YOUR GOAL:
Filter the records below for the word "draw". Copy each line that holds it.

────

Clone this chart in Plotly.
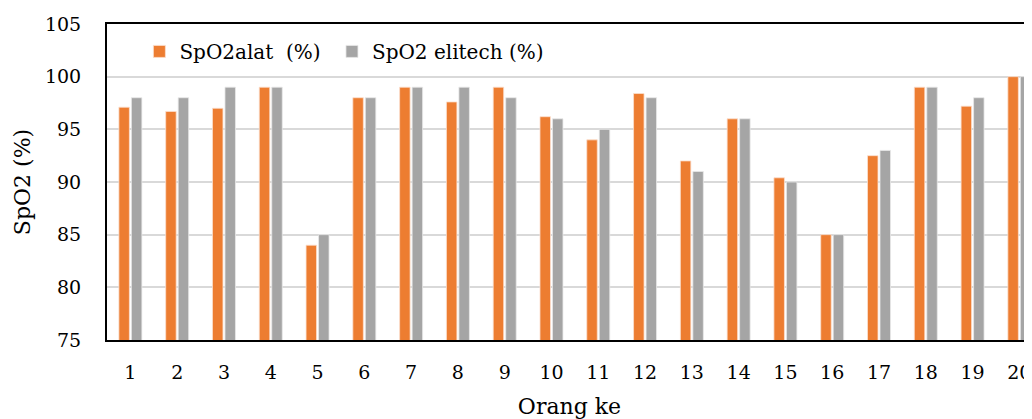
import plotly.graph_objects as go

categories = [str(i) for i in range(1, 21)]
spo2_alat = [97.1, 96.7, 97.0, 99.0, 84.0, 98.0, 99.0, 97.6, 99.0, 96.2,
             94.0, 98.4, 92.0, 96.0, 90.4, 85.0, 92.5, 99.0, 97.2, 100.0]
spo2_elitech = [98.0, 98.0, 99.0, 99.0, 85.0, 98.0, 99.0, 99.0, 98.0, 96.0,
                95.0, 98.0, 91.0, 96.0, 90.0, 85.0, 93.0, 99.0, 98.0, 100.0]
x_positions = list(range(1, 21))

FONT = "DejaVu Serif"

fig = go.Figure()
fig.add_trace(go.Bar(
    x=x_positions, y=spo2_alat, name="SpO2alat\u00a0 (%)\u00a0",
    marker=dict(color="#ED7D31", line=dict(color="#FBE0CF", width=0.8)),
))
fig.add_trace(go.Bar(
    x=x_positions, y=spo2_elitech, name="SpO2 elitech (%)",
    marker=dict(color="#A5A5A5", line=dict(color="#E8E8E8", width=0.8)),
))

fig.update_layout(
    width=1024, height=411,
    margin=dict(l=99, r=0, t=16, b=79),
    paper_bgcolor="white", plot_bgcolor="white",
    barmode="group", bargap=0.466, bargroupgap=0.16,
    font=dict(family=FONT, size=19, color="#000000"),
    legend=dict(orientation="h", x=0.035, y=0.975, xanchor="left", yanchor="top",
                font=dict(family=FONT, size=20), bgcolor="rgba(0,0,0,0)",
                itemwidth=30, traceorder="normal"),
    xaxis=dict(
        range=[0.5, 20.27], tickmode="array", tickvals=x_positions, ticktext=categories,
        showline=True, linecolor="black", linewidth=2, mirror=True,
        showgrid=False, ticks="", ticklabelstandoff=14, automargin=False,
        title=dict(text="Orang ke", font=dict(family=FONT, size=22), standoff=17),
    ),
    yaxis=dict(
        range=[75, 105], dtick=5, tick0=75,
        showline=True, linecolor="black", linewidth=2, mirror=False,
        showgrid=True, gridcolor="#D9D9D9", gridwidth=1.5,
        ticks="", ticklabelstandoff=20, zeroline=False, automargin=False,
        title=dict(text="SpO2 (%)", font=dict(family=FONT, size=22), standoff=8),
    ),
)

fig.write_html("out.html")
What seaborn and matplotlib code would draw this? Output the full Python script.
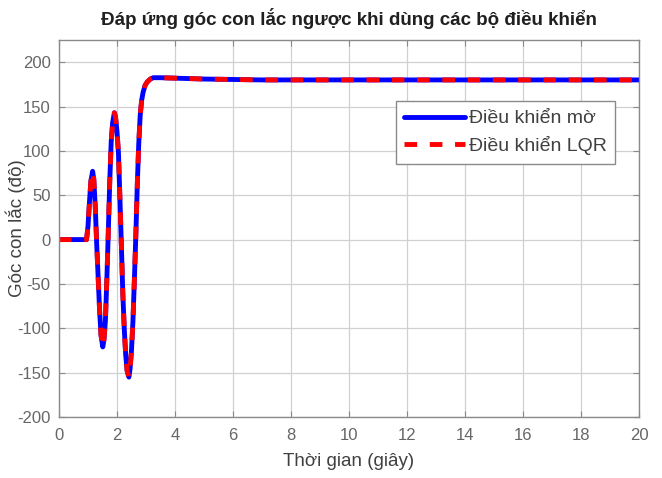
import numpy as np
import pandas as pd
import matplotlib
matplotlib.use("Agg")
import matplotlib.pyplot as plt
import seaborn as sns

# Pendulum angle response (degrees) over time (seconds)
time_s = [0.0, 0.5, 0.95, 1.0, 1.05, 1.1, 1.16, 1.2, 1.25, 1.3, 1.35, 1.4, 1.45,
          1.51, 1.55, 1.6, 1.65, 1.7, 1.75, 1.8, 1.85, 1.91, 1.95, 2.0, 2.05,
          2.1, 2.15, 2.2, 2.25, 2.3, 2.35, 2.41, 2.45, 2.5, 2.55, 2.6, 2.65,
          2.7, 2.75, 2.8, 2.85, 2.9, 2.97, 3.05, 3.15, 3.25, 3.5, 4.0, 4.5,
          5.0, 6.0, 7.0, 10.0, 15.0, 20.0]
angle_fuzzy = [0, 0, 0, 15, 42, 66, 77, 68, 38, -5, -42, -80, -108,
               -121, -113, -92, -45, 8, 65, 110, 132, 143, 138, 122, 98,
               48, -5, -60, -100, -130, -148, -155, -146, -125, -92, -45, 5,
               62, 108, 140, 157, 166, 174, 178, 181, 182.5, 182.5, 182, 181.5,
               181, 180.5, 180, 180, 180, 180]
angle_lqr = [0, 0, 0, 15, 42, 66, 77, 68, 38, -5, -42, -80, -108,
             -121, -113, -92, -45, 8, 65, 110, 132, 143, 138, 122, 98,
             48, -5, -60, -100, -130, -148, -155, -146, -125, -92, -45, 5,
             62, 108, 140, 157, 166, 174, 178, 181, 182.5, 182.5, 182, 181.5,
             181, 180.5, 180, 180, 180, 180]

x_ticks = list(range(0, 21, 2))
y_ticks = list(range(-200, 201, 50))

df = pd.DataFrame({"t": time_s, "fuzzy": angle_fuzzy, "lqr": angle_lqr})

sns.set_style("white")
plt.rcParams["font.family"] = ["Liberation Sans", "DejaVu Sans"]
plt.rcParams["axes.unicode_minus"] = False

text_col = "#404040"
fig = plt.figure(figsize=(6.62, 4.78), dpi=100)
ax = fig.add_axes([0.0891, 0.1276, 0.8762, 0.7887])

sns.lineplot(data=df, x="t", y="fuzzy", ax=ax, color="#0000ff", lw=3.5,
             label="Điều khiển mờ", sort=False)
sns.lineplot(data=df, x="t", y="lqr", ax=ax, color="#ff0000", lw=3.5,
             linestyle=(0, (2.6, 2.6)), label="Điều khiển LQR", sort=False)

ax.set_xlim(0, 20)
ax.set_ylim(-200, 225)
ax.set_xticks(x_ticks)
ax.set_yticks(y_ticks)
ax.grid(True, color="#d0d0d0", lw=0.9)
ax.set_axisbelow(True)
for s in ax.spines.values():
    s.set_color("#8a8a8a")
    s.set_linewidth(1.0)
ax.tick_params(direction="in", length=4, width=0.8, color="#8a8a8a",
               labelsize=12, labelcolor="#666666", top=True, right=True,
               bottom=True, left=True)
ax.tick_params(axis="x", pad=8)
ax.tick_params(axis="y", pad=6)

ax.set_xlabel("Thời gian (giây)", fontsize=13.5, color=text_col)
ax.set_ylabel("Góc con lắc (độ)", fontsize=13.5, color=text_col)
ax.xaxis.set_label_coords(0.5, -0.096)
ax.yaxis.set_label_coords(-0.057, 0.5)
ax.set_title("Đáp ứng góc con lắc ngược khi dùng các bộ điều khiển",
             fontsize=13.5, fontweight="bold", color="#202020", pad=11)

leg = ax.legend(loc="upper right", bbox_to_anchor=(0.959, 0.838),
                fontsize=14, handlelength=3.1, handletextpad=0.2,
                borderpad=0.45, labelspacing=0.45, fancybox=False,
                framealpha=1, edgecolor="#8a8a8a", borderaxespad=0)
for t in leg.get_texts():
    t.set_color(text_col)
leg.get_frame().set_linewidth(1.0)

fig.savefig("out.png", dpi=100)
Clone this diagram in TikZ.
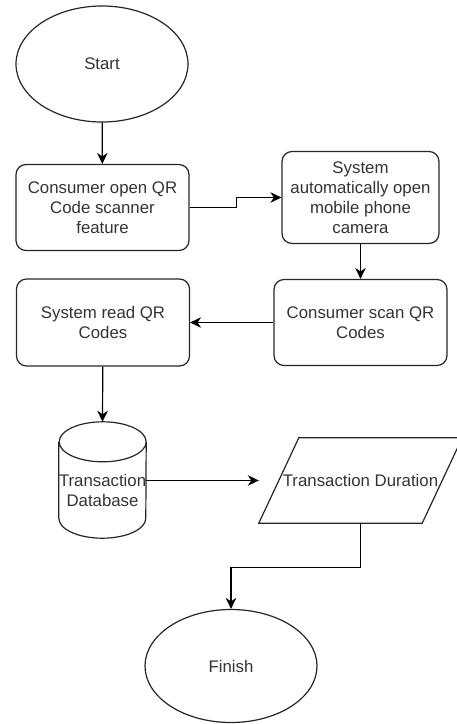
\documentclass[tikz,border=0pt]{standalone}
\usepackage{fontspec}
\setmainfont{Liberation Sans}
\usetikzlibrary{positioning, arrows.meta, shapes.geometric}

\begin{document}
\begin{tikzpicture}[
    x=1pt, y=1pt,
    >=Stealth,
    outline/.style={draw=black!85, line width=1.2pt},
    base/.style={align=center, font=\fontsize{16.8}{20}\selectfont, text=black!80},
    terminal/.style={base, outline, ellipse, inner sep=0pt,
                     minimum width=172pt, minimum height=116pt},
    box/.style={base, outline, rectangle, rounded corners=10pt, inner sep=0pt,
                minimum width=173pt, minimum height=86pt},
    arrow/.style={-{Stealth[length=11pt, width=10.5pt, inset=3.5pt]}, line width=1.2pt}
]
  \useasboundingbox (0,0) rectangle (456,-724);

  % --- Top part ---
  \node[terminal] (start) at (102,-64) {Start};
  \node[box] (open) at (102.5,-207.5) {Consumer open QR\\Code scanner\\feature};
  \node[box, minimum width=157pt, minimum height=92pt] (camera) at (360.5,-197.5)
    {System\\automatically open\\mobile phone\\camera};
  \node[box] (scan) at (360.5,-322.5) {Consumer scan QR\\Codes};
  \node[box, minimum height=87pt] (read) at (103,-322.5) {System read QR\\Codes};

  \draw[arrow] (start) -- (open);
  \draw[arrow] (open.east) -- ++(47,0) |- (camera.west);
  \draw[arrow] (camera) -- (scan);
  \draw[arrow] (scan) -- (read);

  % --- Database and output ---
  \node[base, text width=87pt, minimum height=96pt, inner sep=0pt] (db) at (102.5,-490)
    {Transaction\\Database};
  \draw[outline] (db.north west) -- ([yshift=20pt]db.south west)
    arc[start angle=180, end angle=360, x radius=43.5pt, y radius=20pt]
    -- (db.north east)
    arc[start angle=0, end angle=360, x radius=43.5pt, y radius=20pt];

  \node[base, minimum width=203pt, minimum height=85pt, inner sep=0pt] (io) at (360.5,-480.5)
    {Transaction Duration};
  \draw[outline] (io.south west) -- ([xshift=40pt]io.north west) -- (io.north east)
    -- ([xshift=-40pt]io.south east) -- cycle;

  \node[terminal, minimum height=113pt] (finish) at (231,-666) {Finish};

  \draw[arrow] (read) -- ([yshift=20pt]db.north);
  \draw[arrow] (io.west -| db.east) -- (io.west);
  \draw[arrow] (io.south) -- ++(0,-44) -| (finish.north);

\end{tikzpicture}
\end{document}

────

REPLY:
What seaborn and matplotlib code would draw this? Output the full Python script.
    outline/.style={draw=black!85, line width=1.2pt},
  \draw[arrow] (start) -- (open);
  \draw[arrow] (open.east) -- ++(47,0) |- (camera.west);
  \draw[arrow] (camera) -- (scan);
  \draw[arrow] (scan) -- (read);
  \draw[outline] (db.north west) -- ([yshift=20pt]db.south west)
  \draw[outline] (io.south west) -- ([xshift=40pt]io.north west) -- (io.north east)
  \draw[arrow] (read) -- ([yshift=20pt]db.north);
  \draw[arrow] (io.west -| db.east) -- (io.west);
  \draw[arrow] (io.south) -- ++(0,-44) -| (finish.north);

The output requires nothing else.